Using the listing below, give again exactly the lines from the line with "What Plotly code" to the line with "fig = go.Figure()", inclusive, without the pictures.

Data for processing:
########

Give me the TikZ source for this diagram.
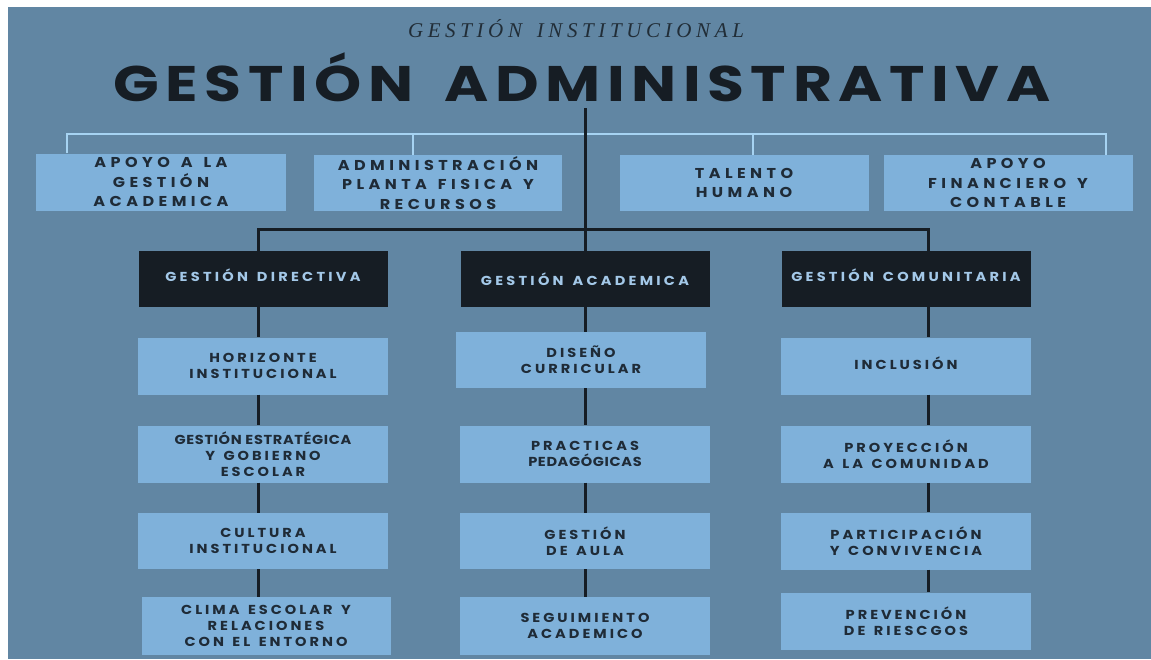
\documentclass[tikz,border=0pt]{standalone}
\usepackage{fontspec}
\usetikzlibrary{positioning}

\newfontfamily\wideFont[LetterSpace=23,WordSpace=1.4,FakeStretch=1.12]{Poppins}
\newfontfamily\unitFont[LetterSpace=31,WordSpace=1.4,FakeStretch=1.12]{Poppins}
\newfontfamily\headFont[LetterSpace=25,WordSpace=1.4,FakeStretch=1.12]{Poppins}
\newfontfamily\tightFont[LetterSpace=5,FakeStretch=1.12]{Poppins}
\newfontfamily\titleFont[LetterSpace=11,WordSpace=1.6]{Poppins}
\newfontfamily\subFont[LetterSpace=22,WordSpace=1.5]{Liberation Serif}

\definecolor{bgblue}{HTML}{6186A3}
\definecolor{boxblue}{HTML}{7FB1DA}
\definecolor{darkbox}{HTML}{161D24}
\definecolor{inktext}{HTML}{1F2B37}
\definecolor{paletext}{HTML}{A3C8E8}
\definecolor{barblue}{HTML}{A6D3F2}

\begin{document}
\begin{tikzpicture}[x=1pt,y=-1pt,
    unit box/.style={fill=boxblue,text=inktext,align=center,inner sep=0pt,
                     minimum width=250pt,minimum height=57pt,
                     font=\unitFont\bfseries\fontsize{14.3}{19.5}\selectfont},
    item box/.style={fill=boxblue,text=inktext,align=center,inner sep=0pt,
                     minimum width=250pt,minimum height=57pt,
                     font=\wideFont\bfseries\fontsize{13}{16}\selectfont},
    head box/.style={fill=darkbox,text=paletext,align=center,inner sep=0pt,
                     minimum width=249pt,minimum height=56pt,
                     font=\headFont\bfseries\fontsize{13}{15}\selectfont},
    dark line/.style={draw=darkbox,line width=3pt},
    light line/.style={draw=barblue,line width=2.5pt}]

  \useasboundingbox (0,0) rectangle (1151,659);
  \fill[bgblue] (8,7) rectangle (1151,659);

  % titles
  \node (sub) at (576,29) {\subFont\itshape\fontsize{21}{24}\selectfont\color{darkbox!85!bgblue}GESTIÓN INSTITUCIONAL};
  \node (title) at (582,77) {\scalebox{1.2}[1]{\titleFont\bfseries\fontsize{50}{55}\selectfont\color{darkbox}GESTIÓN ADMINISTRATIVA}};

  % upper units
  \node[unit box] (a1) at (161,182) {APOYO A LA\\GESTIÓN\\ACADEMICA};
  \node[unit box,minimum width=248pt,minimum height=56pt] (a2) at (438,183) {ADMINISTRACIÓN\\PLANTA FISICA Y\\RECURSOS};
  \node[unit box,minimum width=249pt,minimum height=56pt] (a3) at (744,183) {TALENTO\\HUMANO};
  \node[unit box,minimum width=249pt,minimum height=56pt] (a4) at (1008,183) {APOYO\\FINANCIERO Y\\CONTABLE};

  % heads
  \node[head box] (gd) at (263,279) {\raisebox{7pt}{GESTIÓN DIRECTIVA}};
  \node[head box] (ga) at (585,279) {GESTIÓN ACADEMICA};
  \node[head box] (gc) at (906,279) {\raisebox{7pt}{GESTIÓN COMUNITARIA}};

  % directiva
  \node[item box] (h1) at (263,366) {HORIZONTE\\INSTITUCIONAL};
  \node[item box] (h2) at (263,454) {{\tightFont\bfseries GESTIÓN ESTRATÉGICA}\\Y GOBIERNO\\ESCOLAR};
  \node[item box,minimum height=56pt] (h3) at (263,541) {CULTURA\\INSTITUCIONAL};
  \node[item box,minimum width=249pt,minimum height=58pt] (h4) at (266,626) {CLIMA ESCOLAR Y\\RELACIONES\\CON EL ENTORNO};

  % academica
  \node[item box,minimum height=56pt] (d1) at (581,360) {DISEÑO\\CURRICULAR};
  \node[item box] (d2) at (585,454) {PRACTICAS\\{\tightFont\bfseries PEDAGÓGICAS}};
  \node[item box,minimum height=56pt] (d3) at (585,541) {GESTIÓN\\DE AULA};
  \node[item box,minimum height=58pt] (d4) at (585,626) {SEGUIMIENTO\\ACADEMICO};

  % comunitaria
  \node[item box] (c1) at (906,366) {\raisebox{6pt}{INCLUSIÓN}};
  \node[item box] (c2) at (906,454) {PROYECCIÓN\\A LA COMUNIDAD};
  \node[item box] (c3) at (906,541) {PARTICIPACIÓN\\Y CONVIVENCIA};
  \node[item box] (c4) at (906,621) {PREVENCIÓN\\DE RIESCGOS};

  % light bar to the units
  \coordinate (bar) at (585,134);
  \coordinate (p1) at (67,0);
  \coordinate (p2) at (413,0);
  \coordinate (p3) at (753,0);
  \coordinate (p4) at (1106,0);
  \draw[light line] (a1.north -| p1) |- (bar) -| (a4.north -| p4);
  \draw[light line] (a2.north -| p2) -- (bar -| p2);
  \draw[light line] (a3.north -| p3) -- (bar -| p3);

  % trunk and heads
  \coordinate (trunk) at (585,108);
  \coordinate (split) at (585,229);
  \coordinate (col1) at (258,0);
  \coordinate (col2) at (585,0);
  \coordinate (col3) at (928,0);
  \draw[dark line] (trunk) -- (ga.north);
  \draw[dark line] (gd.north -| col1) |- (split) -| (gc.north -| col3);

  % columns
  \foreach \a/\b in {gd/h1,h1/h2,h2/h3,h3/h4}
    \draw[dark line] (\a.south -| col1) -- (\b.north -| col1);
  \foreach \a/\b in {ga/d1,d1/d2,d2/d3,d3/d4}
    \draw[dark line] (\a.south -| col2) -- (\b.north -| col2);
  \foreach \a/\b in {gc/c1,c1/c2,c2/c3,c3/c4}
    \draw[dark line] (\a.south -| col3) -- (\b.north -| col3);
\end{tikzpicture}
\end{document}
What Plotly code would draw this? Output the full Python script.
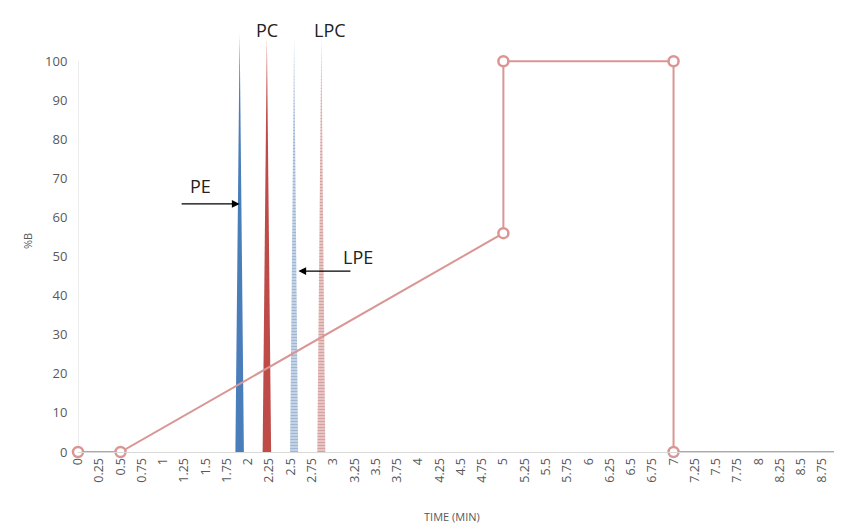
import plotly.graph_objects as go

# Gradient program (%B vs time)
grad_time = [0, 0.5, 5, 5, 7, 7, 9]
grad_pct = [0, 0, 56, 100, 100, 0, 0]

# Peaks
peak_names = ["PE", "PC", "LPE", "LPC"]
peak_rt = [1.90, 2.22, 2.54, 2.86]
peak_height = [107, 106, 106, 106]
peak_width = [0.1, 0.1, 0.095, 0.095]
peak_colors = ["#4a7ebb", "#be4b48", "#3f6fa8", "#b04340"]
peak_hatched = [False, False, True, True]

x_tickvals = [i * 0.25 for i in range(37)]
x_ticktext = [f"{v:g}" for v in x_tickvals]
y_tickvals = list(range(0, 101, 10))

fig = go.Figure()

for name, rt, h, w, c, hatch in zip(peak_names, peak_rt, peak_height, peak_width, peak_colors, peak_hatched):
    xs = [rt - w / 2, rt, rt + w / 2, rt - w / 2]
    ys = [0, h, 0, 0]
    tr = dict(x=xs, y=ys, mode="lines", line=dict(width=0, color=c), fill="toself",
              showlegend=False, hoverinfo="skip", name=name)
    if hatch:
        tr["fillcolor"] = "rgba(255,255,255,0)"
        tr["fillpattern"] = dict(shape="-", fgcolor=c, bgcolor="rgba(255,255,255,0)", size=3, solidity=0.75)
    else:
        tr["fillcolor"] = c
    fig.add_trace(go.Scatter(**tr))

fig.add_trace(go.Scatter(
    x=grad_time, y=grad_pct, mode="lines+markers",
    line=dict(color="#d99694", width=2),
    marker=dict(symbol="circle", size=10, color="white", line=dict(color="#d99694", width=2.5)),
    cliponaxis=False, showlegend=False, hoverinfo="skip"))

# y-axis line only up to 100
fig.add_shape(type="line", x0=0, x1=0, y0=0, y1=100, xref="x", yref="y",
              line=dict(color="#d9d9d9", width=1), layer="below")

ann_font = dict(family="Open Sans, Lato, sans-serif", size=18, color="#222222")
fig.add_annotation(x=1.434, y=68, text="PE", showarrow=False, font=ann_font)
fig.add_annotation(x=3.29, y=50, text="LPE", showarrow=False, font=ann_font)
fig.add_annotation(x=2.22, y=1.0, yref="paper", yanchor="middle", text="PC", showarrow=False, font=ann_font)
fig.add_annotation(x=2.96, y=1.0, yref="paper", yanchor="middle", text="LPC", showarrow=False, font=ann_font)
fig.add_annotation(x=1.90, y=63.5, ax=1.20, ay=63.5, axref="x", ayref="y", text="",
                   showarrow=True, arrowhead=2, arrowsize=1.2, arrowwidth=1.3, arrowcolor="black")
fig.add_annotation(x=2.59, y=46.3, ax=3.22, ay=46.3, axref="x", ayref="y", text="",
                   showarrow=True, arrowhead=2, arrowsize=1.2, arrowwidth=1.3, arrowcolor="black")

fig.add_annotation(x=0.49, xref="paper", y=-0.154, yref="paper", yanchor="middle", text="TIME (MIN)",
                   showarrow=False, font=dict(family="Open Sans, Lato, sans-serif", size=11, color="#595959"))

fig.update_layout(
    width=842, height=525,
    margin=dict(l=70, r=8, t=22, b=81, autoexpand=False),
    plot_bgcolor="white", paper_bgcolor="white",
    font=dict(family="Open Sans, Lato, sans-serif", color="#595959"),
    xaxis=dict(range=[0, 8.98], tickvals=x_tickvals, ticktext=x_ticktext, tickangle=-90,
               showgrid=False, zeroline=False, showline=True, linecolor="#d9d9d9", linewidth=1,
               ticks="", tickfont=dict(size=12.5, color="#595959"), automargin=False),
    yaxis=dict(range=[0, 108], tickvals=y_tickvals, showgrid=False, zeroline=False, showline=False,
               ticks="outside", ticklen=7, tickcolor="rgba(0,0,0,0)",
               tickfont=dict(size=13, color="#595959"), automargin=False,
               title=dict(text="%B", font=dict(size=11, color="#595959"), standoff=10)),
)

fig.write_html("out.html")
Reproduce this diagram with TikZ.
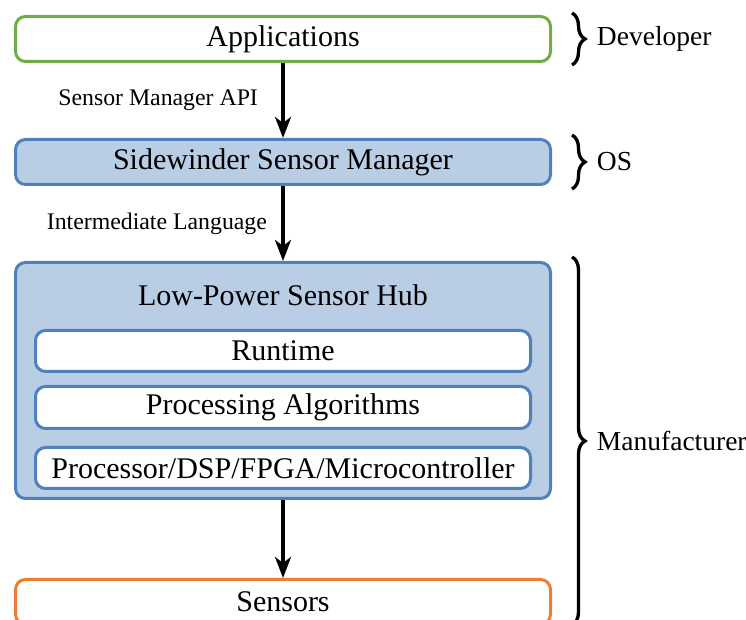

########

The response:
What Plotly code would draw this? Output the full Python script.
import plotly.graph_objects as go

# Gradient program (%B vs time)
grad_time = [0, 0.5, 5, 5, 7, 7, 9]
grad_pct = [0, 0, 56, 100, 100, 0, 0]

# Peaks
peak_names = ["PE", "PC", "LPE", "LPC"]
peak_rt = [1.90, 2.22, 2.54, 2.86]
peak_height = [107, 106, 106, 106]
peak_width = [0.1, 0.1, 0.095, 0.095]
peak_colors = ["#4a7ebb", "#be4b48", "#3f6fa8", "#b04340"]
peak_hatched = [False, False, True, True]

x_tickvals = [i * 0.25 for i in range(37)]
x_ticktext = [f"{v:g}" for v in x_tickvals]
y_tickvals = list(range(0, 101, 10))

fig = go.Figure()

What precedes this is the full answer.